Büyükşehir Belediyesi Kültür ve Sosyal İşler Dairesi Başkanlığı, tarih boyunca Türklerin sosyolojik, antropolojik ve kültürel kökenlerini ve gelişimlerini yeni nesillere doğru iletmek amacıyla her ay düzenli olarak konusunda uzman kişilerle Türk Tarihi Konferansları düzenliyor.
Antalya Kültür Merkezi (AKM) Aspendos Salonu’nda gerçekleşen ilk konferansta İstanbul Üniversitesi Tarih Bölümü Genel Türk Tarihi Anabilim Dalı Başkanı Prof. Dr. Abdülkadir Donuk ‘Türk Kimdir?’ konusunda Antalyalılara bilgiler verdi. Konferansı, Büyükşehir Belediyesi Genel Sekreter Yardımcısı Cemal Öcal, Kültür ve Sosyal İşler Daire Başkanı Adem Akyürek ve çok sayıda Antalyalı izledi.

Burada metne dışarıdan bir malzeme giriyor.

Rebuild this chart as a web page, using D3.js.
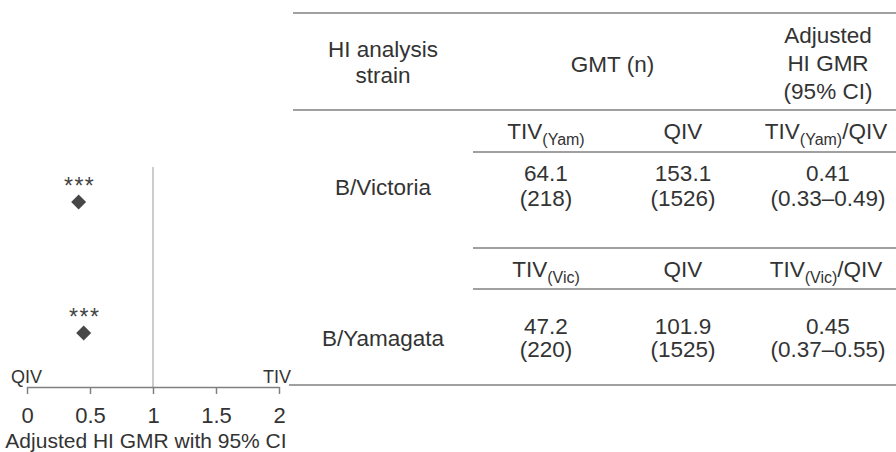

TÜRK’ÜN ANLAMI KUVVETLİ DEMEK
Türk adının Çin yıllıklarında milattan önce 3’ncü asırda geçtiğini belirten Donuk, “Yani Göktürkler’den çok önce Türk kavmi var. Türk kelimesi anlamı güçlü, kuvvetli anlamına geliyor” dedi. 6’ncı asırda tüm Bizans kaynaklarında, Orta Asya denilen bölgenin Türkiye adıyla anıldığını kaydeden Prof. Dr. Abdülkadir Donuk şu bilgileri verdi:
“Türkiye, Rumca’da Türklerin oturduğu yer anlamına gelir. 9 ve10’uncu asırda Volga nehrinden Orta Avrupa’ya kadar olan o sahaya Türkiye deniliyordu. 12’nci asırda Anadolu’ya, 13’üncü asırda Mısır ve Suriye’ye Türkiye deniliyordu.”

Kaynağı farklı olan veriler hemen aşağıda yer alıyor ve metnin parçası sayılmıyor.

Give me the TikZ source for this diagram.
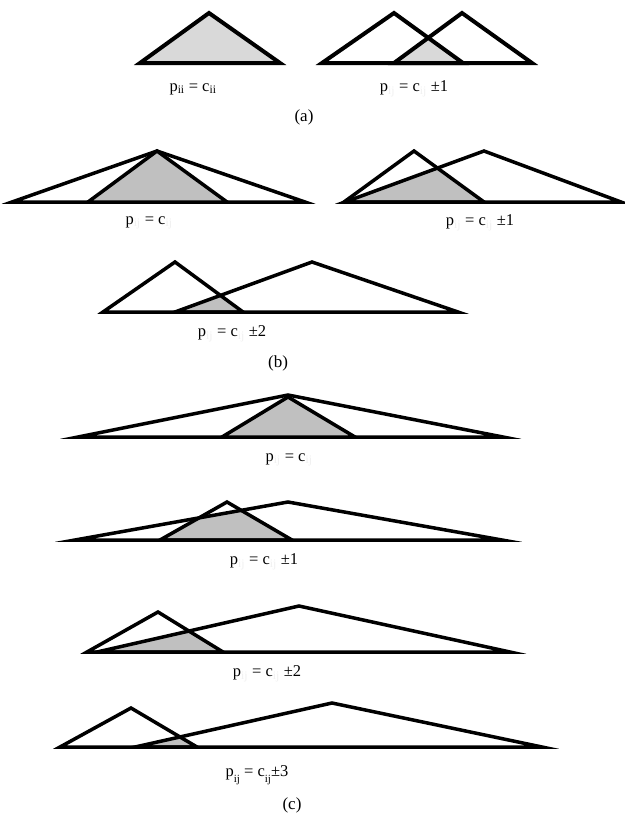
\documentclass[tikz,border=0pt]{standalone}
\usepackage{fontspec}
\setmainfont{Liberation Serif}
\definecolor{lightfill}{HTML}{D9D9D9}
\definecolor{midfill}{HTML}{C0C0C0}
\definecolor{faint}{HTML}{F0F0F0}
\newcommand{\fsub}[1]{\textsubscript{\color{faint}#1}}
\newcommand{\dsub}[1]{\raisebox{-0.8ex}{\fontsize{11}{11}\selectfont #1}}
\begin{document}
\begin{tikzpicture}[x=1pt,y=-1pt,
  tri/.style={draw=black,line width=3.5pt,line join=miter,miter limit=25},
  tria/.style={draw=black,line width=4pt,line join=miter,miter limit=25},
  lbl/.style={font=\fontsize{16.5}{19}\selectfont,inner sep=0pt,anchor=center},
  captxt/.style={font=\fontsize{17}{20}\selectfont,inner sep=0pt,anchor=center}]
\useasboundingbox (0,0) rectangle (624,819);
\fill[white] (0,0) rectangle (624,819);
% ---------- (a) ----------
\fill[lightfill] (140,63) -- (209,13) -- (280,63) -- cycle;
\draw[tria] (140,63) -- (209,13) -- (280,63) -- cycle;
\begin{scope}
  \clip (322,63) -- (394,13) -- (463,63) -- cycle;
  \fill[lightfill] (394,63) -- (462,13) -- (532,63) -- cycle;
\end{scope}
\draw[tria] (322,63) -- (394,13) -- (463,63) -- cycle;
\draw[tria] (394,63) -- (462,13) -- (532,63) -- cycle;
\node[lbl] (la1) at (193,89) {p\textsubscript{ii} = c\textsubscript{ii}};
\node[lbl] (la2) at (414,89) {p\fsub{ij} = c\fsub{ij} ±1};
\node[captxt] (capa) at (304,117) {(a)};
% ---------- (b) ----------
\draw[tri] (12,202) -- (157,151) -- (305,202) -- cycle;
\filldraw[tri,fill=midfill] (88,202) -- (157,151) -- (227,202) -- cycle;
\begin{scope}
  \clip (344,202) -- (414,151) -- (484,202) -- cycle;
  \fill[midfill] (345,202) -- (484,151) -- (621,202) -- cycle;
\end{scope}
\draw[tri] (344,202) -- (414,151) -- (484,202) -- cycle;
\draw[tri] (345,202) -- (484,151) -- (621,202) -- cycle;
\node[lbl] (lb1) at (149,223) {p\fsub{ij} = c\fsub{ij}};
\node[lbl] (lb2) at (480,223) {p\fsub{ij} = c\fsub{ij} ±1};
\begin{scope}
  \clip (103,312) -- (175,262) -- (243,312) -- cycle;
  \fill[midfill] (175,312) -- (312,262) -- (458,312) -- cycle;
\end{scope}
\draw[tri] (103,312) -- (175,262) -- (243,312) -- cycle;
\draw[tri] (175,312) -- (312,262) -- (458,312) -- cycle;
\node[lbl] (lb3) at (232,334) {p\fsub{ij} = c\fsub{ij} ±2};
\node[captxt] (capb) at (278,363) {(b)};
% ---------- (c) ----------
\draw[tri] (78,437) -- (288,395) -- (503,437) -- cycle;
\filldraw[tri,fill=midfill] (222,437) -- (288,397) -- (355,437) -- cycle;
\node[lbl] (lc1) at (289,460) {p\fsub{ij} = c\fsub{ij}};
\begin{scope}
  \clip (160,540) -- (227,502) -- (292,540) -- cycle;
  \fill[midfill] (75,540) -- (288,502) -- (502,540) -- cycle;
\end{scope}
\draw[tri] (75,540) -- (288,502) -- (502,540) -- cycle;
\draw[tri] (160,540) -- (227,502) -- (292,540) -- cycle;
\node[lbl] (lc2) at (264,562) {p\fsub{ij} = c\fsub{ij} ±1};
\begin{scope}
  \clip (87,652) -- (158,612) -- (223,652) -- cycle;
  \fill[midfill] (97,652) -- (299,606) -- (510,652) -- cycle;
\end{scope}
\draw[tri] (87,652) -- (158,612) -- (223,652) -- cycle;
\draw[tri] (97,652) -- (299,606) -- (510,652) -- cycle;
\node[lbl] (lc3) at (267,674) {p\fsub{ij} = c\fsub{ij} ±2};
\begin{scope}
  \clip (60,747) -- (131,708) -- (197,747) -- cycle;
  \fill[midfill] (135,747) -- (332,703) -- (542,747) -- cycle;
\end{scope}
\draw[tri] (60,747) -- (131,708) -- (197,747) -- cycle;
\draw[tri] (135,747) -- (332,703) -- (542,747) -- cycle;
\node[lbl] (lc4) at (257,775) {p\dsub{ij} = c\dsub{ij}±3};
\node[captxt] (capc) at (292,805) {(c)};
\end{tikzpicture}
\end{document}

Afet İnan’ın hatıralarına göre, Atatürk’ün yeni devleti kurduğunda ülkenin adını Türkeli ya da Türkili olarak düşündüğünü anlatan Donuk, “El, il Türkçe’de devlet manasındadır. Afet İnan, Atatürk’ün son anda bundan vazgeçtiğini ve ülkenin adını Türkiye’ye koyduğunu söylüyor. Çünkü Türkiye 6’ncı asırdan itibaren tüm dünya literatürüne yerleşmiş bir isim” diye konuştu.

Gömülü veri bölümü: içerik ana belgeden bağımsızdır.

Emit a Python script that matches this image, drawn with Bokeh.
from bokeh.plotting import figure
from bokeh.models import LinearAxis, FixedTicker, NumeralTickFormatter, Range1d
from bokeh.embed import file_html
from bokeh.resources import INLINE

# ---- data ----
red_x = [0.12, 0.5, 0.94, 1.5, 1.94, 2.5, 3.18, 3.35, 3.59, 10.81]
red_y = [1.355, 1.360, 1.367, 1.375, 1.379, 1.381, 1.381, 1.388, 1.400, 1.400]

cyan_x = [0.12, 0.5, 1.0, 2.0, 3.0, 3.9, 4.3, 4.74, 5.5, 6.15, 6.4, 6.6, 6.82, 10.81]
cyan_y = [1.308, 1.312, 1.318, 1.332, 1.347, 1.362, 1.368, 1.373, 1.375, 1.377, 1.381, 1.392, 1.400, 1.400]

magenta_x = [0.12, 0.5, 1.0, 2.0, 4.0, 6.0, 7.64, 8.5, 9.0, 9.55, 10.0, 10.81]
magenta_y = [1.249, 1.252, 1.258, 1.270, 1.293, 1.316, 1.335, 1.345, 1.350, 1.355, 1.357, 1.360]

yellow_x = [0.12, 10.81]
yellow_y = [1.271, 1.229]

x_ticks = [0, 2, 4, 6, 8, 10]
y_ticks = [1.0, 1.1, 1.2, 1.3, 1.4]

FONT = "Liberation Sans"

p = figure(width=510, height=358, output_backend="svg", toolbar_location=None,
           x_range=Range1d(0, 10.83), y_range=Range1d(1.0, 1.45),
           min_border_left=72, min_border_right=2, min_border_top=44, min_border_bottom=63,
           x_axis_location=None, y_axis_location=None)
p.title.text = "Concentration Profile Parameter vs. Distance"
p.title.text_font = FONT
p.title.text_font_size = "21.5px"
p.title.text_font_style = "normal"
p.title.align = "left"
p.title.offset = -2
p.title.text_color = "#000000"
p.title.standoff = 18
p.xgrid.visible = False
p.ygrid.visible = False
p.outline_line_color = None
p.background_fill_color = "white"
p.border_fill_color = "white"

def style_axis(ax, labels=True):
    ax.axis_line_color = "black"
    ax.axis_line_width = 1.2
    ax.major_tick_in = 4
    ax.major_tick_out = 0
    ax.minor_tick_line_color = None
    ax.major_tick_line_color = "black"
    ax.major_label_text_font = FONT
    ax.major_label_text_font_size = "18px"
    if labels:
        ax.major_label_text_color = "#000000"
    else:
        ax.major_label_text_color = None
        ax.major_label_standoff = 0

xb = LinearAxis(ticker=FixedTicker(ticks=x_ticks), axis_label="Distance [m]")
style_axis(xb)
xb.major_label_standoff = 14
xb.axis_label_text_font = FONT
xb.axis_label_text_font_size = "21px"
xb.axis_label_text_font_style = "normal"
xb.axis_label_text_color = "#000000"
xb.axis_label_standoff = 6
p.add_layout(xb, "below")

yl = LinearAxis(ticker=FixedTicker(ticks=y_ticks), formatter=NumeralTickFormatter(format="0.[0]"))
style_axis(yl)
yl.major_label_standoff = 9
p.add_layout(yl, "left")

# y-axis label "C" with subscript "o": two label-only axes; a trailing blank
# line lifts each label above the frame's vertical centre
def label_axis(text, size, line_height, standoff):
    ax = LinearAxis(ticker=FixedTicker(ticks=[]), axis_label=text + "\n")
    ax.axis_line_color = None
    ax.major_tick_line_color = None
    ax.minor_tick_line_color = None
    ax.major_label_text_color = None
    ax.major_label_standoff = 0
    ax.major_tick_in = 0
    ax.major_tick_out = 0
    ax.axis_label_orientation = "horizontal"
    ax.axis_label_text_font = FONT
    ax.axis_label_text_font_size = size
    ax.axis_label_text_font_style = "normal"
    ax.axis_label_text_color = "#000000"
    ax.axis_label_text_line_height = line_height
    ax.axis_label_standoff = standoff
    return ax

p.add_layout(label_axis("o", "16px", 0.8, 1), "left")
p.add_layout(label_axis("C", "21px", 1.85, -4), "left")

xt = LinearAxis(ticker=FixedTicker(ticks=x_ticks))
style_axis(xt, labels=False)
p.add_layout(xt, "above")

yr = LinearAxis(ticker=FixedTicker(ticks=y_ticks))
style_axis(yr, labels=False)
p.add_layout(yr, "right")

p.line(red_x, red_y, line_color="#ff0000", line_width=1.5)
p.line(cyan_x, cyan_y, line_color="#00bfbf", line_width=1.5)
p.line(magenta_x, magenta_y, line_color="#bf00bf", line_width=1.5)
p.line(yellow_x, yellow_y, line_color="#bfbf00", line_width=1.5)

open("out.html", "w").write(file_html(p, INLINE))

TÜRK İNANCI İSLAMİYETE BENZER
Türklerin anayurdu ile ilgili birçok iddia olduğunu söyleyen Abdülkadir Donuk, bugün Türklerin göçlerden önceki ana yurdunun Altay dağlarının kuzey doğusu olarak tespit edildiğini ifade etti. Türklerin inanışları ile ilgili bilgiler de veren Donuk, şöyle konuştu:
“Türklerin toteme taptığı, şamanizme inandığı söylenir. Din bir inançtır ama her inanç bir din değildir. Şamanizm bugünkü sihirbazlıktır, falcılıktır. Falcılık bugünün dünyasında da halen vardır. Gerçekte eski Türk inancı bugünkü İslami kurallarla büyük benzerlik göstermektedir. Bu Türklerin neden İslama dört elle sarıldığını da açıklar.”
HERŞEYDEN ÖNCE VATAN GELİR
Atatürk’ün bu vatanı kolay kurtarmadığını ifade eden Donuk, “Afyon’a o meydan muhaberelerinin geçtiği tepelere hiç gittiniz mi? Yazın bile buz gibidir. Ecdadımız o tepelerde, o soğukta aylarca mücadele etti. Bedava kurtulmadı bu vatan. Onları çektiği meşakkati asla unutmayın. Atatürk olarak o badireleri atlatıp şanlı tarihimizi bu seviyelere getir. İki siyasetçi çıksın seni bu hallere düşürsün. Yok öyle. Bu millet buna izin vermez. Her şeyden önce vatan gelir” dedi.
İstanbul Üniversitesi Tarih Bölümü Genel Türk Tarihi Anabilim Dalı Başkanı Prof. Dr. Abdülkadir Donuk, konferansında Türklerin İslam’daki rolünü de anlattı.